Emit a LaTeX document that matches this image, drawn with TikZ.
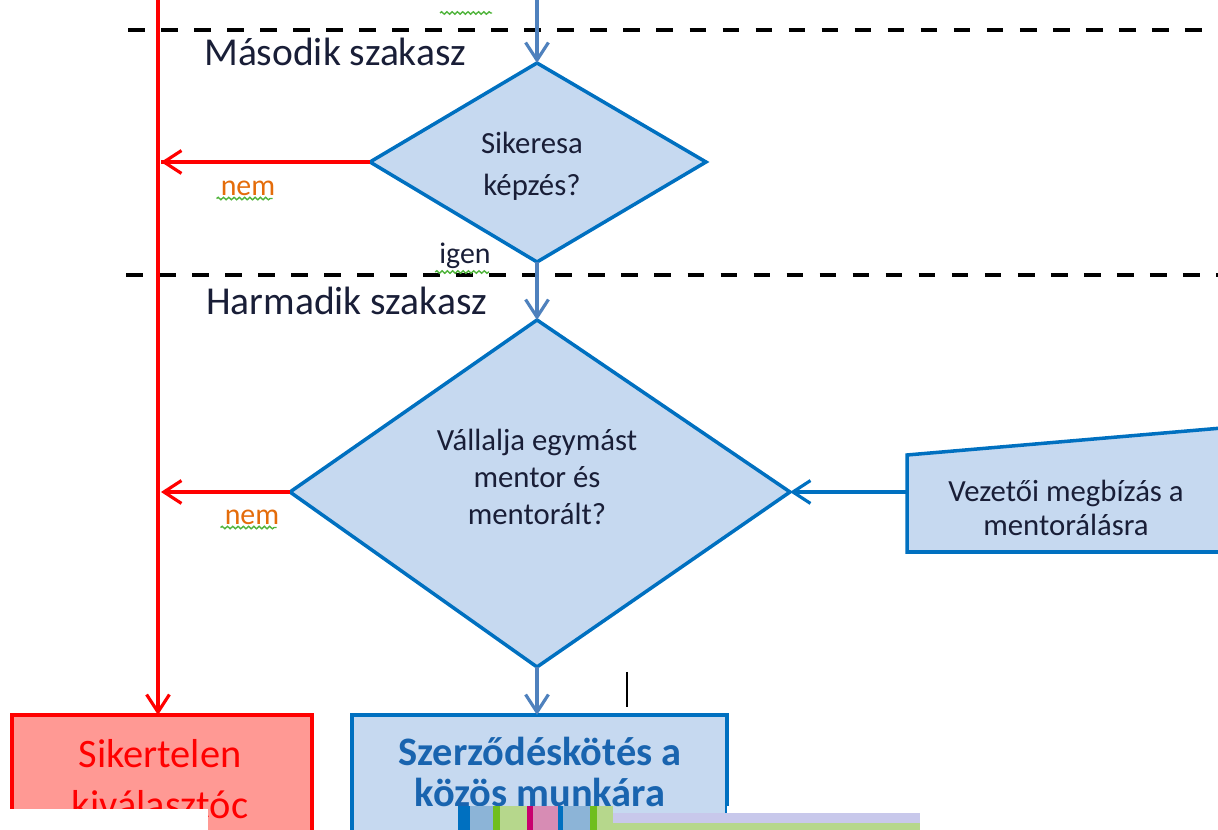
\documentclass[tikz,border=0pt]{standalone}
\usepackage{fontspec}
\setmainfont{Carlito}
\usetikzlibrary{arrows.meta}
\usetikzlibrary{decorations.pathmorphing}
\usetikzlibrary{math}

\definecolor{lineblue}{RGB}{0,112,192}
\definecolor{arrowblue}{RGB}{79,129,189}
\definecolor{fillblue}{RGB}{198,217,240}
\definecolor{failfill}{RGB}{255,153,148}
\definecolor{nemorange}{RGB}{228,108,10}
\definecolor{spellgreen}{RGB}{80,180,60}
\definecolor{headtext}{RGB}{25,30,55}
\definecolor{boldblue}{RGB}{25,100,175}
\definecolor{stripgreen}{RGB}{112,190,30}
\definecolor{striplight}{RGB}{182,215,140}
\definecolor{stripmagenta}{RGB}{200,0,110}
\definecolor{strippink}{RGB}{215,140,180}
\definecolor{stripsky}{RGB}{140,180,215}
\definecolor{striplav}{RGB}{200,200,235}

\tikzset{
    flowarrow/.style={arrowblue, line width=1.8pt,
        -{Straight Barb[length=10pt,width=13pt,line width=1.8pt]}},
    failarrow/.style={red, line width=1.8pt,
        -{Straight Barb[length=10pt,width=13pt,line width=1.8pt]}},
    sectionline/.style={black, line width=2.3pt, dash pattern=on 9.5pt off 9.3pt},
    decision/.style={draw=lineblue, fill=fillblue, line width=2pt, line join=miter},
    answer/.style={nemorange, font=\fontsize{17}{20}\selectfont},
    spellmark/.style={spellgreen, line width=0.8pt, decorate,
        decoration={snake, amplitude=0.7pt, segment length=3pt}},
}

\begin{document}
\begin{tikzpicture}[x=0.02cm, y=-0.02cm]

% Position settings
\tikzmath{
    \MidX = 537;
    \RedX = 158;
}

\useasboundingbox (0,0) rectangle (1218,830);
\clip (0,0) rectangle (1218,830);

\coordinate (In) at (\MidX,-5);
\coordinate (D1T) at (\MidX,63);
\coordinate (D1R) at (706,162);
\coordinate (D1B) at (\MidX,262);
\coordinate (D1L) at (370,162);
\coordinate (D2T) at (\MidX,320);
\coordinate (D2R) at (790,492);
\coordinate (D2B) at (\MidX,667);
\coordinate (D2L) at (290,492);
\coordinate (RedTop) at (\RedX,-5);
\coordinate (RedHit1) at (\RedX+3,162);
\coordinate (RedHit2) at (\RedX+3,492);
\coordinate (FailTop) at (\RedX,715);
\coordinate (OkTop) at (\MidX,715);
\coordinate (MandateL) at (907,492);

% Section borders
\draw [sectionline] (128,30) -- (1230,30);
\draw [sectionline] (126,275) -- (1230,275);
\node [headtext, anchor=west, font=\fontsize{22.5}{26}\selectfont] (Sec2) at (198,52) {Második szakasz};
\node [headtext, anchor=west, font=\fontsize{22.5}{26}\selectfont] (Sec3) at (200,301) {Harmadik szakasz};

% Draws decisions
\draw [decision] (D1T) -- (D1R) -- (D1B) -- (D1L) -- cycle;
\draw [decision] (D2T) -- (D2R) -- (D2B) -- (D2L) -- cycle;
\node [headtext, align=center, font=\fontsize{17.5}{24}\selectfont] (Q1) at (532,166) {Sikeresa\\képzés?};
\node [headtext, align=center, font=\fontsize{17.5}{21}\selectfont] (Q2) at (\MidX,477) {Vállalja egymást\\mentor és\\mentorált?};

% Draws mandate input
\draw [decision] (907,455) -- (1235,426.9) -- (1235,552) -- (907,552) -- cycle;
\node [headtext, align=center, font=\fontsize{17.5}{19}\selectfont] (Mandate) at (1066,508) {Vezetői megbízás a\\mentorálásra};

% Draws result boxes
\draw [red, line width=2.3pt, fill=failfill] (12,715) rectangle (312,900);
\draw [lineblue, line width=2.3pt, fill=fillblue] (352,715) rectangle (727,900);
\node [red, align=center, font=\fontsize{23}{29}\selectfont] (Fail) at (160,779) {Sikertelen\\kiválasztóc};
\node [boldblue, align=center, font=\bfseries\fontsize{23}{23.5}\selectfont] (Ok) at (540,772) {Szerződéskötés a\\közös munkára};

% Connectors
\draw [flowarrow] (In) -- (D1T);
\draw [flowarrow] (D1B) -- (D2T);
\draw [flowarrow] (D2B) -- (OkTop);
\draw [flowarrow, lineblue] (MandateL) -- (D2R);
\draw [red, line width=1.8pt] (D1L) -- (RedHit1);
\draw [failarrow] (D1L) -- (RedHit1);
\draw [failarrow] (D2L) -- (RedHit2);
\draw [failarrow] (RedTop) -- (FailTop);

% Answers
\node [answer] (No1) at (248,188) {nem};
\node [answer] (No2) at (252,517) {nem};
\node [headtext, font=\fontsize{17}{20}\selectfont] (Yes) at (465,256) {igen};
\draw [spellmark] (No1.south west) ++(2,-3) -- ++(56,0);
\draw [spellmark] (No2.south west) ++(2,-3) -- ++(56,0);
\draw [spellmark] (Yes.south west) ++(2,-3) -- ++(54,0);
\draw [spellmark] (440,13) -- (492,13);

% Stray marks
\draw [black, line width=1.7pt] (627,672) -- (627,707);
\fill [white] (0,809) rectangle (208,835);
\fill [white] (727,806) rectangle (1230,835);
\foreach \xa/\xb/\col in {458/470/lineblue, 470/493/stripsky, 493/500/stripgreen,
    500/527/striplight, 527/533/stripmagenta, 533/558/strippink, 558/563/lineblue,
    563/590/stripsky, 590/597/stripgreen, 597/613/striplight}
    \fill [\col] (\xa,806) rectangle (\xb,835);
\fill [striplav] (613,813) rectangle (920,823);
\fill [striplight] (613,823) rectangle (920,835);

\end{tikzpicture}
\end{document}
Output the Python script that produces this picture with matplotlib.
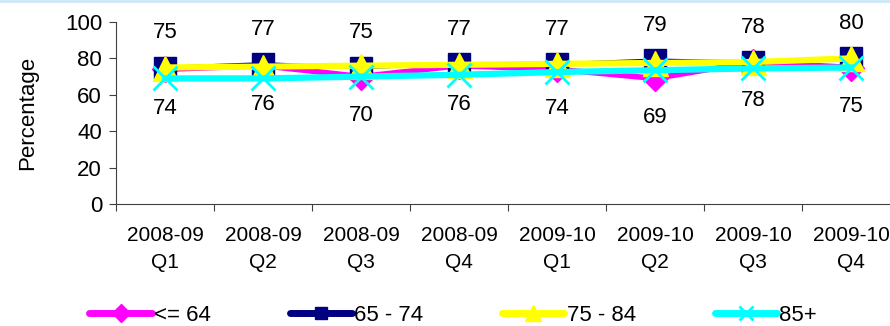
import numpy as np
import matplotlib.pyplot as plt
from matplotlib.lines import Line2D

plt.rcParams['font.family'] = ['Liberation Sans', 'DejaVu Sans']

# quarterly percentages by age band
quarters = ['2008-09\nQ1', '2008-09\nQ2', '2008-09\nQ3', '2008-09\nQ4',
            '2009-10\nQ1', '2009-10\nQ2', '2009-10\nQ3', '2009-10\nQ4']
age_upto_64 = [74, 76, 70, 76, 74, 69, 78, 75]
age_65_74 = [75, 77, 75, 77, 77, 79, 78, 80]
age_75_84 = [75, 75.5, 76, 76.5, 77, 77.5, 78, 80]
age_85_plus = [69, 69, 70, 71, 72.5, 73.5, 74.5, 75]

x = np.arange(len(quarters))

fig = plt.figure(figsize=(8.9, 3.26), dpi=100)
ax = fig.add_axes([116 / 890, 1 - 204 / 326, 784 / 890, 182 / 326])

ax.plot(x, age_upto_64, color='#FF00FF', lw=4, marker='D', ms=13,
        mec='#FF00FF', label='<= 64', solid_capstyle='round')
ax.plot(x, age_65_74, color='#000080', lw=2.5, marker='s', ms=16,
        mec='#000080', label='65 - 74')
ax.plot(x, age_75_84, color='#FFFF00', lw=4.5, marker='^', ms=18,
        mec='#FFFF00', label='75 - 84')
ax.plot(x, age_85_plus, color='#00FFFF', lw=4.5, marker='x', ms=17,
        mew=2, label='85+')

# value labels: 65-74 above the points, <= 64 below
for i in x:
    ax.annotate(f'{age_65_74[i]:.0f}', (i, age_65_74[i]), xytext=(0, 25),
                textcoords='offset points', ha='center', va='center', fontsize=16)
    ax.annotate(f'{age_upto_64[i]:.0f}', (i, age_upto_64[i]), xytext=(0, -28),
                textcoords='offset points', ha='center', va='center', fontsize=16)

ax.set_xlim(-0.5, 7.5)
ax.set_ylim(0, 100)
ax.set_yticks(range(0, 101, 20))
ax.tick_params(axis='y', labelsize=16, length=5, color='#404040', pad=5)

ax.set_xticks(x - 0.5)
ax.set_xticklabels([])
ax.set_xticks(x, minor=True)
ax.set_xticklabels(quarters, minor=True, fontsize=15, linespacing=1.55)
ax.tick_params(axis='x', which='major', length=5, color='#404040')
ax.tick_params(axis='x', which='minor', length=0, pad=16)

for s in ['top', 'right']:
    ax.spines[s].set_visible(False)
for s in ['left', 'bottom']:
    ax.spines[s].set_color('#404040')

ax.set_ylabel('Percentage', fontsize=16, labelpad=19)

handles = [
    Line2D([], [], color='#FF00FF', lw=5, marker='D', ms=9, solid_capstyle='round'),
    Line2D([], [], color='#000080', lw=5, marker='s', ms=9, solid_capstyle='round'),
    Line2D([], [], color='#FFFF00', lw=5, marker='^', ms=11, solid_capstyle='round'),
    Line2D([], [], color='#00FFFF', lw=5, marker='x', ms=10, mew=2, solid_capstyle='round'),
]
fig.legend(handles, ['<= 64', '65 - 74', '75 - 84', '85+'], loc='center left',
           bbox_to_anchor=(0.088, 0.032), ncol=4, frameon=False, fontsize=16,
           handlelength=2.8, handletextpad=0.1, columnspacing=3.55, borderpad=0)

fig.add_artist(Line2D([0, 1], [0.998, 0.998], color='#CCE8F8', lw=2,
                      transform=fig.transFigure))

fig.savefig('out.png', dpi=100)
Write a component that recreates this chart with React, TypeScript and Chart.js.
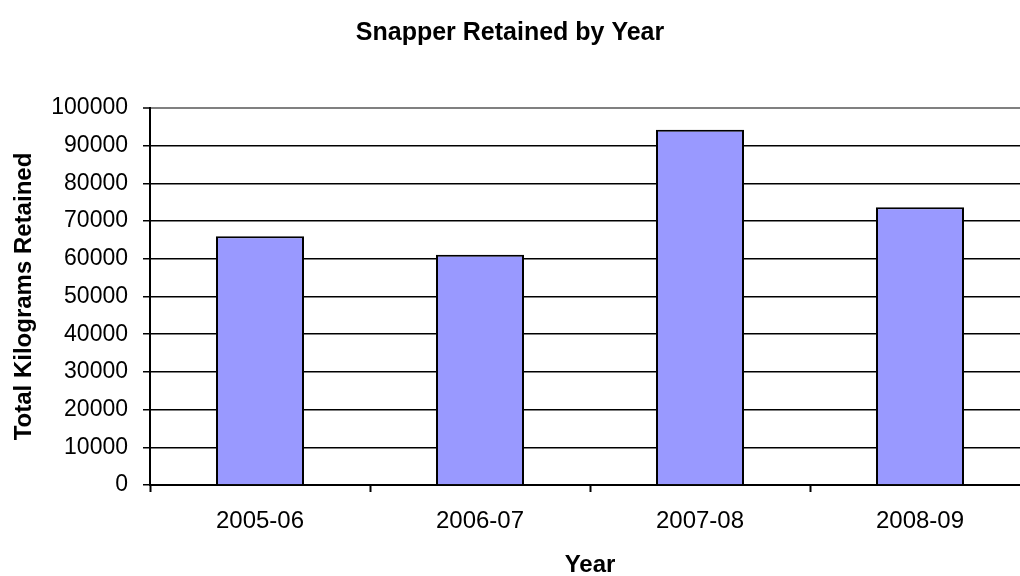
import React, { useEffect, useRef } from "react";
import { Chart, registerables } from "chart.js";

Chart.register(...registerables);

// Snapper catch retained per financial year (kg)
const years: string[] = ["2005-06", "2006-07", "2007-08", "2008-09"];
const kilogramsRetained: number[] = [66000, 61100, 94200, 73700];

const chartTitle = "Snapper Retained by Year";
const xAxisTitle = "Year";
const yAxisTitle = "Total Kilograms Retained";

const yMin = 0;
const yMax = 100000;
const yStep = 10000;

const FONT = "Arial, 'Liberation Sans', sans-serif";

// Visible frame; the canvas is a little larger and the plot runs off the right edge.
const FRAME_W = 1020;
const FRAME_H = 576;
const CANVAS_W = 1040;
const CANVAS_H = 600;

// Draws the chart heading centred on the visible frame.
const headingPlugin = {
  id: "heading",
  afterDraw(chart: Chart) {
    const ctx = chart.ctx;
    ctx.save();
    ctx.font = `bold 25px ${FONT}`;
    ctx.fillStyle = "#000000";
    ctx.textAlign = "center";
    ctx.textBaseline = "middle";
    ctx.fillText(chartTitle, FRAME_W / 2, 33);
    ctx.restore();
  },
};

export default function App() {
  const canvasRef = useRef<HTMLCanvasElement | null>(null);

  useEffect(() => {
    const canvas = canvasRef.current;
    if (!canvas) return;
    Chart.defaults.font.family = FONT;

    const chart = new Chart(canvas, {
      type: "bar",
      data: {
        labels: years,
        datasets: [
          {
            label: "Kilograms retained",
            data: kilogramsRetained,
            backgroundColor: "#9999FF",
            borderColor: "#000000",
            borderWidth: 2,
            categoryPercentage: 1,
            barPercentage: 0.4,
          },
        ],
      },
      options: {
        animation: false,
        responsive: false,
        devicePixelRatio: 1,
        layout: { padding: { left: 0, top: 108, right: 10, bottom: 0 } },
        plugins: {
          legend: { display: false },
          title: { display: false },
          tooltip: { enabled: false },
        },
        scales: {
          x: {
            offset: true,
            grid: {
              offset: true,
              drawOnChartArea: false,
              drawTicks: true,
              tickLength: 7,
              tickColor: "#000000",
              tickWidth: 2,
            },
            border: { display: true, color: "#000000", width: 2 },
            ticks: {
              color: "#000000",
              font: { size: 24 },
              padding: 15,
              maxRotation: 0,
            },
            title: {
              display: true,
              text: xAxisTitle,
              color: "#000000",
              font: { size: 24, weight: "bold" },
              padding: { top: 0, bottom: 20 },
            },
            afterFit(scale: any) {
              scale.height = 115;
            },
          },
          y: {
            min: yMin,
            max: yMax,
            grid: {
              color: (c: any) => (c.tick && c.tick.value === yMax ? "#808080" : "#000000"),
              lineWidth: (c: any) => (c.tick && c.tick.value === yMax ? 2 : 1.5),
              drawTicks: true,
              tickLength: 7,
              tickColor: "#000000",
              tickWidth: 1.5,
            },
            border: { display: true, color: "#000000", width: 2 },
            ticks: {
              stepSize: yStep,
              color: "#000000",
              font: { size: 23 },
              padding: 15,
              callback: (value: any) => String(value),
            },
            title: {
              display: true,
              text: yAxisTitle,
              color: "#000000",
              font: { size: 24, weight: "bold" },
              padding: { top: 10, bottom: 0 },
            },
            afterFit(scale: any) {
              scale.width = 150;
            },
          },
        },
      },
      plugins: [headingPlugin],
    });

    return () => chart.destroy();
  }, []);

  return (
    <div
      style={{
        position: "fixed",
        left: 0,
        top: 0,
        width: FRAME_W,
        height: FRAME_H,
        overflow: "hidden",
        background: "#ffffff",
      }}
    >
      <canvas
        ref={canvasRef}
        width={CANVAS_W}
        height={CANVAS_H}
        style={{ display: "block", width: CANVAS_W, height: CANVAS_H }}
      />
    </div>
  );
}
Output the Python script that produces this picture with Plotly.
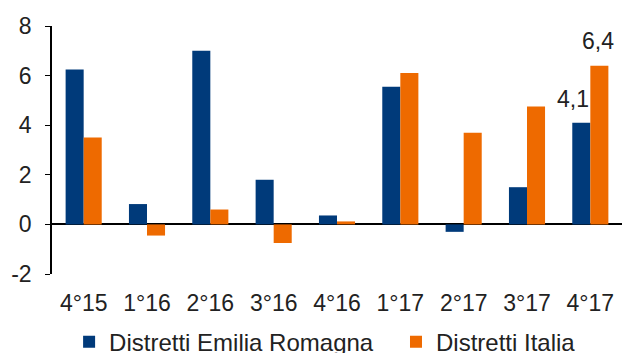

# Challenge:
Only a number is wanted: how many lines contain the word "matplotlib"?

# Task answer:
3